--- START Records for the exercise ---

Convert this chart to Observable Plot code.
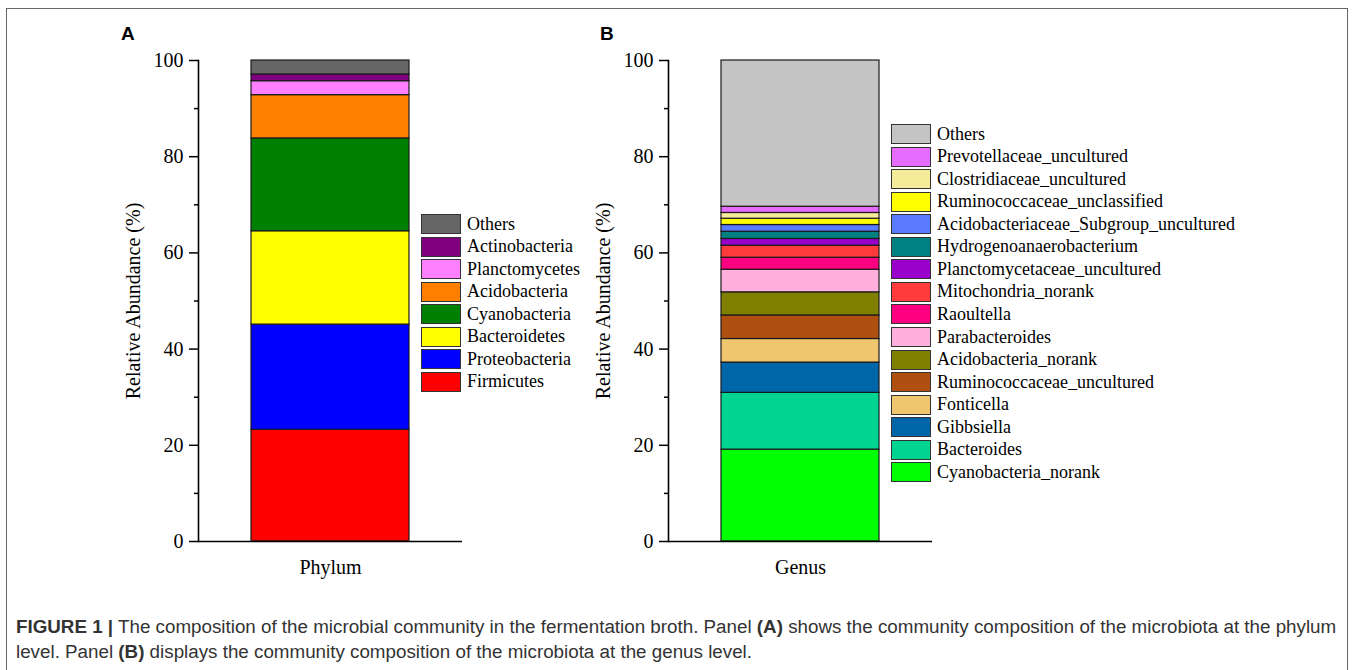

--- END Records for the exercise ---
--- START Records for the exercise ---

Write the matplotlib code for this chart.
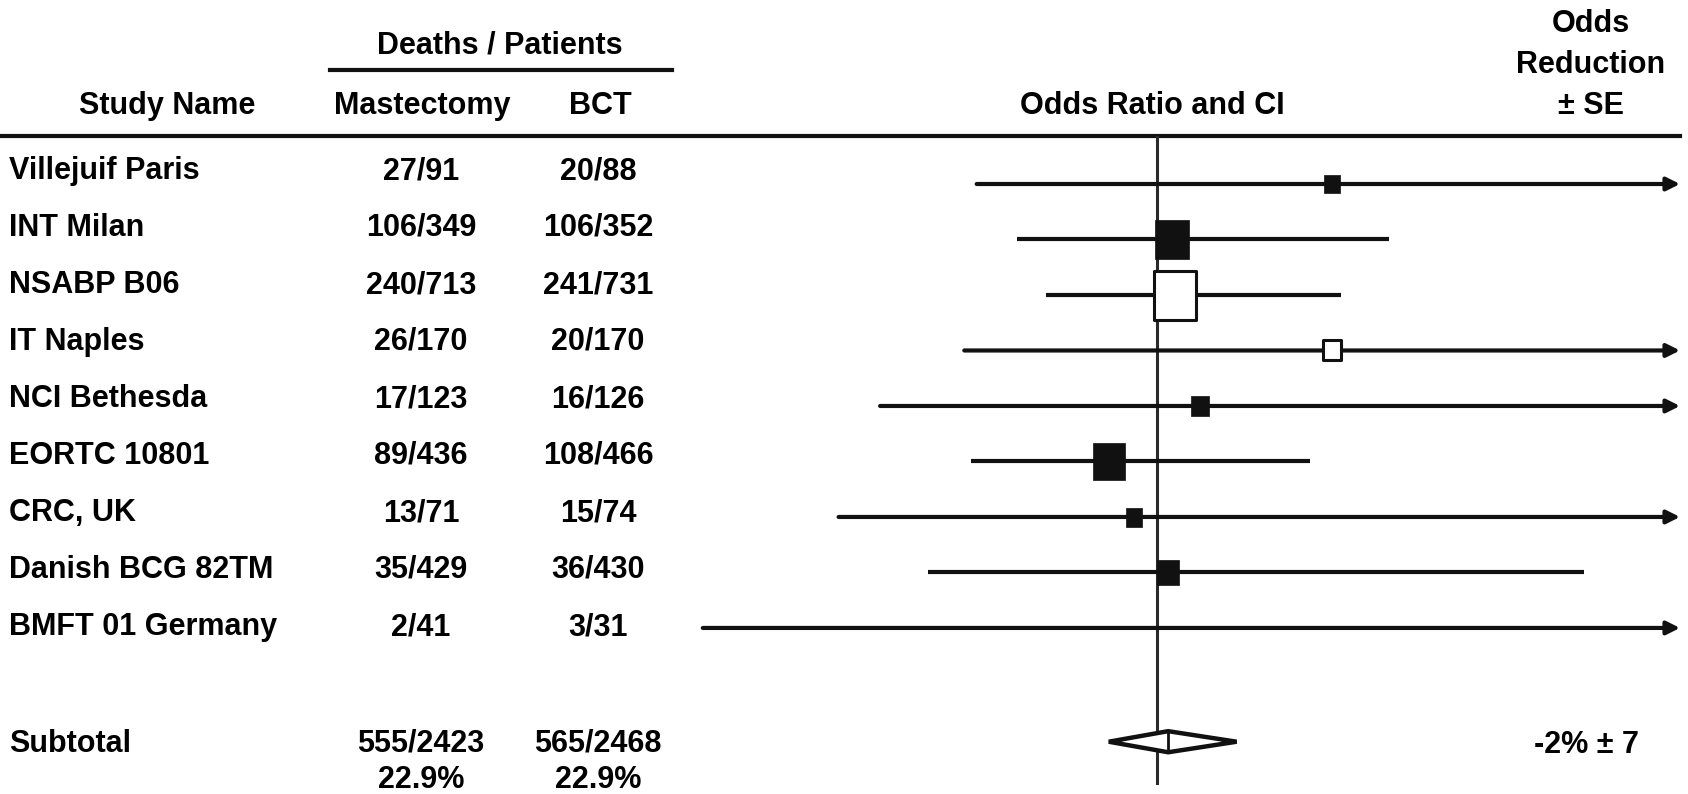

--- END Records for the exercise ---
--- START Records for the exercise ---

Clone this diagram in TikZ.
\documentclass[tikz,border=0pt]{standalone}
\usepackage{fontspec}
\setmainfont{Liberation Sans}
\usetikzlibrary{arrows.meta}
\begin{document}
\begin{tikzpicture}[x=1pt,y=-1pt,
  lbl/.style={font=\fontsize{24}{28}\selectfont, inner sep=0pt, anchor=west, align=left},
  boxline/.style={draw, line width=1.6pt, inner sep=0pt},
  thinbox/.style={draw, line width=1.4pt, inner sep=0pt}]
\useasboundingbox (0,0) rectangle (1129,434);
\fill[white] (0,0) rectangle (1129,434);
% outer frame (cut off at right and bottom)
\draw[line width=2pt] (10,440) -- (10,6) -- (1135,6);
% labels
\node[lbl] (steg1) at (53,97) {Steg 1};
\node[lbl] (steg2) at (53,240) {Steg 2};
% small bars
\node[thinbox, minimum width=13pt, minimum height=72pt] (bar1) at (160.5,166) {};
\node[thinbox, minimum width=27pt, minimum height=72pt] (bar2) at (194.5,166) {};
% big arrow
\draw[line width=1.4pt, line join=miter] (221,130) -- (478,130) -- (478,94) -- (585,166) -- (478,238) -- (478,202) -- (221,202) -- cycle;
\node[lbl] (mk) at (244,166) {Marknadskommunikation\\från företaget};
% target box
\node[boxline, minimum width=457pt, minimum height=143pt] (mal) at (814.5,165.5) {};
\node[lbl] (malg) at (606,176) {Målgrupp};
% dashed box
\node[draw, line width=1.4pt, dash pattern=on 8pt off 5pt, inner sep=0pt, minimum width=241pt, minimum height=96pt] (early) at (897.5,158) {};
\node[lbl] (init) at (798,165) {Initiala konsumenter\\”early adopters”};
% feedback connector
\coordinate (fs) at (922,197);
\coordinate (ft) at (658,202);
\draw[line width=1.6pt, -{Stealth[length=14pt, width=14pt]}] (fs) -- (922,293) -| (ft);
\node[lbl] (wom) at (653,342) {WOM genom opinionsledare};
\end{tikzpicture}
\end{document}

--- END Records for the exercise ---

Given instruction:
Find how many lines of the listing include the string "code" and give that number, nothing else.

Exercise answer:
2